Tempting kitsch, the adaptation of the 8,000,000-copy international bestseller “The Book Thief” suggests not only that kindness, but joy, can exist in terrible times. The tone of the movie is a storybook telling of World War II in a small German village from the perspective of Liesel, a pre-teen girl taken in by foster parents Hans and Rosa (Geoffrey Rush; Emily Watson). Rosa is stern and Hans is kindly, and despite multiple complications that reflect the bad things outside their village, Liesel absorbs, reads, reflects, writes, learns, blooms, lives.
Director Brian Percival, who directed six episodes of “Downton Abbey,” and cinematographer Florian Ballhaus keep to the notion of everyday life retaining its cadence and refrain from the usual monochrome or diminished palette of such storytelling. As little Liesel, Sophie Nélisse is also a kind of storybook feature: a large-eyed girl almost too beautiful for any world, especially when kindly adults are keeping cruelty at bay. So how do you make a joyful film about terrible times? I asked Rush and Percival the morning after the film’s Chicago International Film Festival debut.
“Human spirit, I think,” Percival said quickly. “That’s the thing, the one message I got when I first read the script. There are all these terrible things which break your heart in this really dreadful time in history, all that was going on in 1930s Germany. And yet, there’s this story of humanity, this human spirit shining through that manages to overcome all that. I read the script, and it was tearing my heart out, but coming away from it, I felt uplifted by it in some sort of way. I wasn’t quite sure how at the time—“
“It’s the nature of the book, too,” Rush breaks in. “You think, a 580-page story, you’re going into one of the dark periods of human history, that period from ’33 to ’45 in Germany was not pretty. But you get the uplift, because you do get engaged empathetically with the characters on a higher level. If that happens, halfway through shooting, I said to Brian, it will work. You know, you get a feeling when you’re working on it. People are going to die. When we’re shooting the last scenes of this film there’s a lot of death. There is a strange, perverse whimsy about [the fact that a plummy Death is an intermittent narrator], but I said, I don’t want any of these characters to die, because I got so engaged with them and how rich their inner lives were, battling this ideological suppression. That’s where I think the joy comes, that these stories last—I said this to Sophie, she turned thirteen during the shooting—but the thing that really hit me, if she lives to be as old as Liesel does in the film, she’ll be alive in 2090. Wrap your head around that.
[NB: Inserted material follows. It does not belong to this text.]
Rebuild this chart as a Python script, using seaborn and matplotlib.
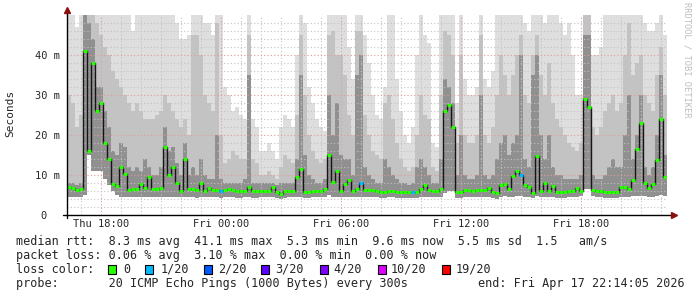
import numpy as np
import pandas as pd
import matplotlib
matplotlib.use("Agg")
import matplotlib.pyplot as plt
import seaborn as sns
from matplotlib.patches import Rectangle

# ---------------- data ----------------
start_hour = 16.3      # left edge, hours after Thu 00:00
step_hours = 0.2       # 12-minute bins

median_ms = [
    7.0, 6.8, 6.2, 6.4, 41.0, 16.0, 38.0, 26.0, 28.0, 18.0,
    14.0, 7.8, 7.2, 12.0, 10.3, 6.3, 6.6, 6.6, 7.8, 6.8,
    9.5, 6.6, 6.6, 6.8, 17.0, 10.0, 12.0, 8.0, 6.0, 14.0,
    6.4, 6.4, 6.2, 8.0, 6.0, 6.8, 6.2, 6.2, 6.0, 6.2,
    6.4, 6.2, 6.0, 6.0, 6.0, 7.0, 5.9, 5.9, 6.0, 6.0,
    6.0, 7.0, 5.8, 5.3, 6.0, 6.0, 6.0, 9.5, 11.6, 5.8,
    5.8, 6.0, 6.0, 6.0, 6.4, 15.0, 8.2, 11.0, 6.0, 7.8,
    8.7, 6.0, 6.5, 8.0, 6.3, 6.3, 6.3, 6.1, 5.8, 5.8,
    6.0, 6.0, 5.8, 5.8, 5.8, 5.8, 5.8, 5.8, 6.6, 7.6,
    6.2, 6.0, 6.0, 6.5, 26.0, 27.5, 22.0, 5.8, 5.8, 6.2,
    6.2, 6.1, 6.2, 6.2, 6.2, 6.8, 5.8, 5.5, 7.4, 7.8,
    6.6, 9.8, 11.0, 10.0, 7.4, 7.0, 5.6, 14.7, 6.0, 8.0,
    6.0, 7.2, 5.8, 5.8, 5.8, 6.0, 6.0, 6.7, 6.0, 29.0,
    27.0, 6.2, 6.0, 6.0, 5.8, 5.8, 5.8, 5.8, 7.0, 7.0,
    6.4, 8.7, 16.6, 23.0, 8.0, 6.8, 7.7, 13.7, 24.0, 9.6,
]

loss_of_20 = [
    0, 0, 0, 0, 0, 0, 0, 0, 0, 0, 0, 0, 0, 0, 0, 0, 0, 0, 0, 0, 0, 0, 0, 0, 0, 0, 0, 0, 0, 0,
    0, 0, 0, 0, 0, 0, 0, 0, 1, 0, 0, 0, 0, 0, 0, 0, 0, 0, 0, 0, 0, 0, 0, 0, 0, 0, 0, 0, 0, 0,
    0, 0, 0, 0, 0, 0, 0, 0, 0, 0, 0, 0, 0, 1, 0, 0, 0, 0, 0, 0, 0, 0, 0, 0, 0, 0, 1, 0, 0, 0,
    0, 0, 0, 0, 0, 0, 0, 0, 0, 0, 0, 0, 0, 0, 0, 0, 0, 0, 0, 0, 0, 0, 0, 1, 0, 0, 0, 0, 0, 0,
    0, 0, 0, 0, 0, 0, 0, 0, 0, 0, 0, 0, 0, 0, 0, 0, 0, 0, 0, 0, 0, 0, 0, 0, 0, 0, 0, 0, 0, 0,
]

smoke_min = [
    4.5, 4.5, 4.5, 4.6, 5.0, 15.0, 11.0, 11.0, 11.0, 9.0,
    7.5, 6.0, 5.0, 4.5, 4.5, 4.6, 4.5, 4.5, 4.4, 4.5,
    4.5, 4.6, 4.5, 4.5, 4.6, 4.5, 4.5, 4.4, 4.5, 4.5,
    4.5, 4.4, 4.3, 4.5, 4.4, 4.5, 4.5, 4.4, 4.3, 4.5,
    4.4, 4.4, 4.3, 4.3, 4.4, 4.5, 4.3, 4.3, 4.4, 4.4,
    4.4, 4.5, 4.2, 4.0, 4.3, 4.4, 4.4, 4.5, 4.5, 4.3,
    4.2, 4.4, 4.4, 4.4, 4.5, 5.0, 4.6, 4.5, 4.4, 4.5,
    4.5, 4.4, 4.5, 4.6, 4.5, 4.5, 4.5, 4.4, 4.3, 4.3,
    4.4, 4.4, 4.3, 4.3, 4.3, 4.3, 4.3, 4.3, 4.5, 4.6,
    4.5, 4.4, 4.4, 4.6, 5.5, 6.0, 6.0, 4.3, 4.3, 4.5,
    4.5, 4.4, 4.5, 4.5, 4.5, 4.6, 4.3, 4.1, 4.6, 4.7,
    4.5, 4.6, 4.7, 4.7, 4.5, 4.5, 4.2, 4.8, 4.5, 4.6,
    4.5, 4.6, 4.3, 4.3, 4.3, 4.4, 4.4, 4.5, 4.8, 6.5,
    6.5, 4.8, 4.4, 4.4, 4.3, 4.3, 4.3, 4.3, 4.6, 4.6,
    4.5, 4.7, 4.8, 4.8, 4.7, 4.5, 4.6, 4.8, 5.0, 4.8,
]

smoke_dark = [
    8, 8, 7.5, 8, 50, 48, 44, 32, 32, 26,
    22, 16, 15, 18, 17, 12, 11, 12, 11, 14,
    12, 10, 10, 12, 22, 16, 17, 13, 10, 18,
    10, 12, 10, 14, 10, 9, 9, 20, 9, 8,
    8, 8, 8, 8, 9, 35, 8, 8, 8, 8,
    8, 8, 7.5, 8, 8, 8, 8, 14, 35, 15,
    10, 9, 8, 8, 9, 30, 20, 28, 15, 14,
    14, 10, 35, 40, 12, 10, 9, 8, 8, 14,
    12, 10, 9, 8, 8, 7.5, 8, 12, 14, 12,
    10, 8, 8, 14, 34, 32, 28, 10, 20, 10,
    9, 9, 10, 30, 10, 9, 10, 14, 18, 20,
    15, 18, 20, 40, 14, 12, 35, 40, 20, 14,
    20, 12, 10, 10, 9, 9, 9, 9, 10, 45,
    45, 10, 9, 9, 10, 12, 14, 12, 12, 20,
    30, 14, 20, 30, 12, 10, 12, 20, 35, 15,
]

smoke_mid = [
    30, 28, 22, 25, 50, 50, 50, 48, 45, 42,
    40, 36, 34, 32, 30, 28, 26, 28, 26, 24,
    24, 24, 25, 26, 30, 28, 26, 24, 22, 24,
    20, 45, 45, 40, 30, 28, 26, 48, 20, 13,
    14, 16, 15, 14, 14, 45, 14, 13, 10, 10,
    11, 10, 9, 12, 15, 14, 13, 25, 45, 30,
    20, 16, 14, 13, 14, 45, 46, 40, 40, 35,
    25, 20, 46, 46, 25, 20, 16, 15, 14, 28,
    30, 24, 18, 14, 12, 11, 12, 20, 30, 25,
    24, 12, 11, 30, 46, 45, 40, 18, 40, 20,
    18, 18, 20, 45, 20, 18, 22, 30, 40, 35,
    30, 35, 40, 45, 30, 28, 40, 45, 35, 30,
    38, 28, 24, 22, 20, 18, 17, 16, 18, 50,
    50, 22, 20, 22, 26, 28, 30, 26, 28, 40,
    48, 35, 38, 40, 30, 28, 26, 35, 42, 30,
]

smoke_max = [
    50, 50, 47, 50, 50, 50, 50, 50, 50, 50,
    50, 50, 50, 50, 50, 50, 46, 50, 50, 50,
    50, 50, 50, 50, 50, 50, 50, 48, 44, 44,
    45, 50, 50, 50, 48, 48, 45, 50, 50, 32,
    30, 26, 27, 25, 24, 50, 24, 22, 16, 16,
    18, 16, 14, 22, 25, 24, 22, 40, 50, 48,
    32, 28, 24, 22, 21, 50, 50, 50, 50, 50,
    42, 34, 50, 50, 45, 38, 30, 25, 24, 32,
    50, 50, 34, 26, 20, 18, 22, 40, 50, 45,
    43, 18, 17, 50, 50, 50, 50, 28, 50, 34,
    30, 30, 32, 50, 34, 32, 36, 50, 50, 50,
    50, 50, 50, 50, 48, 46, 50, 50, 50, 48,
    50, 50, 50, 48, 45, 48, 40, 30, 30, 50,
    50, 40, 40, 42, 50, 50, 50, 50, 50, 50,
    50, 50, 50, 50, 48, 46, 46, 48, 50, 45,
]

x_tick_hours = [18, 24, 30, 36, 42]
x_tick_labels = ["Thu 18:00", "Fri 00:00", "Fri 06:00", "Fri 12:00", "Fri 18:00"]
y_tick_values = [0, 10, 20, 30, 40]
y_tick_labels = ["0  ", "10 m", "20 m", "30 m", "40 m"]

loss_names = ["0", "1/20", "2/20", "3/20", "4/20", "10/20", "19/20"]
loss_thresholds = [0, 1, 2, 3, 4, 10, 19]
loss_palette = ["#26ff00", "#00b8ff", "#0059ff", "#5e00ff", "#7e00ff", "#dd00ff", "#ff0000"]

line_rtt = "median rtt:  8.3 ms avg  41.1 ms max  5.3 ms min  9.6 ms now  5.5 ms sd  1.5   am/s"
line_loss = "packet loss: 0.06 % avg  3.10 % max  0.00 % min  0.00 % now"
line_color = "loss color:"
line_probe = "probe:       20 ICMP Echo Pings (1000 Bytes) every 300s"
line_end = "end: Fri Apr 17 22:14:05 2026"
y_title = "Seconds"
watermark = "RRDTOOL / TOBI OETIKER"

# ---------------- drawing ----------------
sns.set_style("white")
plt.rcParams['font.family'] = ['DejaVu Sans Mono', 'DejaVu Sans']

W, H = 697, 297
fig = plt.figure(figsize=(W / 100, H / 100), dpi=100)
ax = fig.add_axes([67 / W, 82 / H, 600 / W, 200 / H])

n = len(median_ms)
edges = start_hour + step_hours * np.arange(n + 1)


def close(v):
    v = np.asarray(v, dtype=float)
    return np.append(v, v[-1])


ax.fill_between(edges, close(smoke_min), close(smoke_max), step='post',
                color='#dedede', lw=0, zorder=1)
ax.fill_between(edges, close(smoke_min), close(smoke_mid), step='post',
                color='#c3c3c3', lw=0, zorder=1.1)
ax.fill_between(edges, close(smoke_min), close(smoke_dark), step='post',
                color='#909090', lw=0, zorder=1.2)

df = pd.DataFrame({'hour': edges, 'median': close(median_ms)})
sns.lineplot(data=df, x='hour', y='median', drawstyle='steps-post',
             color='#151515', lw=1.0, ax=ax, zorder=4)


def loss_color(l):
    idx = 0
    for i, th in enumerate(loss_thresholds):
        if l >= th:
            idx = i
    return loss_palette[idx]


ax.hlines(median_ms, edges[:-1], edges[1:],
          colors=[loss_color(l) for l in loss_of_20], lw=2.2, zorder=5)

ax.set_xlim(edges[0], edges[-1])
ax.set_ylim(0, 50)
ax.set_xticks(x_tick_hours, x_tick_labels)
ax.set_xticks(np.arange(17, 47, 1), minor=True)
ax.set_yticks(y_tick_values, y_tick_labels)
ax.set_yticks(np.arange(2, 50, 2), minor=True)
ax.set_xlabel("")
ax.set_ylabel("")
ax.grid(which='major', color='#e39a9a', ls=(0, (1, 2)), lw=0.8)
ax.grid(which='minor', color='#c2c2c2', ls=(0, (1, 2)), lw=0.8)
ax.set_axisbelow(False)
ax.tick_params(axis='both', which='both', length=0, labelsize=7.5)
ax.tick_params(axis='y', pad=5)
ax.tick_params(axis='x', pad=3)
for s in ax.spines.values():
    s.set_visible(False)

# axis lines with arrow heads
ax.plot([-0.006, 1.008], [0, 0], transform=ax.transAxes, color='black',
        lw=1.0, clip_on=False, zorder=6)
ax.plot([0, 0], [-0.015, 1.02], transform=ax.transAxes, color='black',
        lw=1.0, clip_on=False, zorder=6)
ax.plot([1.011], [0], marker='>', ms=5, color='#8b1010', transform=ax.transAxes,
        clip_on=False, zorder=7)
ax.plot([0], [1.026], marker='^', ms=5, color='#8b1010', transform=ax.transAxes,
        clip_on=False, zorder=7)

# titles / watermark
fig.text(10 / W, 1 - 113 / H, y_title, rotation=90, ha='center', va='center',
         fontsize=8)
fig.text(687 / W, 1 - 60 / H, watermark, rotation=270, ha='center', va='center',
         fontsize=6.3, color='#bdbdbd')

# legend block
fs = 8.5
fig.text(16 / W, 1 - 241 / H, line_rtt, ha='left', va='center', fontsize=fs)
fig.text(16 / W, 1 - 255.5 / H, line_loss, ha='left', va='center', fontsize=fs)
fig.text(16 / W, 1 - 269.5 / H, line_color, ha='left', va='center', fontsize=fs)
fig.text(16 / W, 1 - 283.5 / H, line_probe, ha='left', va='center', fontsize=fs)
fig.text(478 / W, 1 - 283.5 / H, line_end, ha='left', va='center', fontsize=fs)

box_x = [108, 145, 203.5, 261, 320, 378, 442]
label_x = [123.5, 161, 218, 275.5, 333, 391, 455.5]
for bx, lx, name, col in zip(box_x, label_x, loss_names, loss_palette):
    fig.add_artist(Rectangle((bx / W, 1 - 274 / H), 8 / W, 9 / H,
                             transform=fig.transFigure, facecolor=col,
                             edgecolor='black', lw=0.8))
    fig.text(lx / W, 1 - 269.5 / H, name, ha='left', va='center', fontsize=fs)

fig.savefig("out.png", dpi=100, facecolor='white')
“When I was in my twenties in London, going to the Electric Cinema,” Rush continues,” on Portobello Road, the oldest cinema in London, I would go and see like ‘Citizen Kane’ and ‘Magnificent Ambersons’ on a double bill. To me, a film made in 1941, it’s before my time, but you look at it, and go, that was really good for its time! But now people are doing that with ‘The Godfather.’ Young people look at it and say, this old movie, it’s actually kind of good!”
When Hans greets Liesel on her arrival, she’s skittish, but he immediately calls her “Your Highness,” extending a hand into the back of the car. The immediate engagement between Rush and Nélisse is electric. “Yes, I think it’s just that first connection,” Percival says of the incredible smiles they exchange. “All she’s ever known is traveling around, being chased from place to place and this poor frightened child, she feels liked for the first time, this warmth, this little touch of humanity. From that connection, everything begins.”
“That’s kind of in the big print,” Rush offers. “In the novel Hans and Rosa have a grown-up son, and he’s estranged from Hans, certainly. They had terrible fights and rows. But we didn’t have that subplot in the screenplay. So we made conscious use of a Grimms’ fairytale sort of style. I said, look, let’s accept that we are a childless couple, and I think that that will add another little extra bit of storytelling, where we decide to take on foster kids, not just for the cash, because [such couples] did get a stipend.”
The basement of the family’s house is also a fairytale cave, an ongoing vocabulary lesson chalked onto the walls where they later shelter a young Jewish man. “That’s when Liesel has arrived,” Rush says of her possession of the space. “The opening chords of the symphony are the death of a 6-year-old boy. I mean, that happens before the film is even thirty seconds old! You see a child die. And you go, this is breaking my heart already. Everything after that? You can’t pussyfoot around. There have to be little moments, what’s going to get her through her grief? Ah! There’s a friendly woodcutter, is how I thought she would probably see him. Even the finest glimmer of connection from him would be soothing for her in some way. Grimms’ fairytales were a fine analogy for that starting point.”
“The Book Thief” opens Friday, November 15.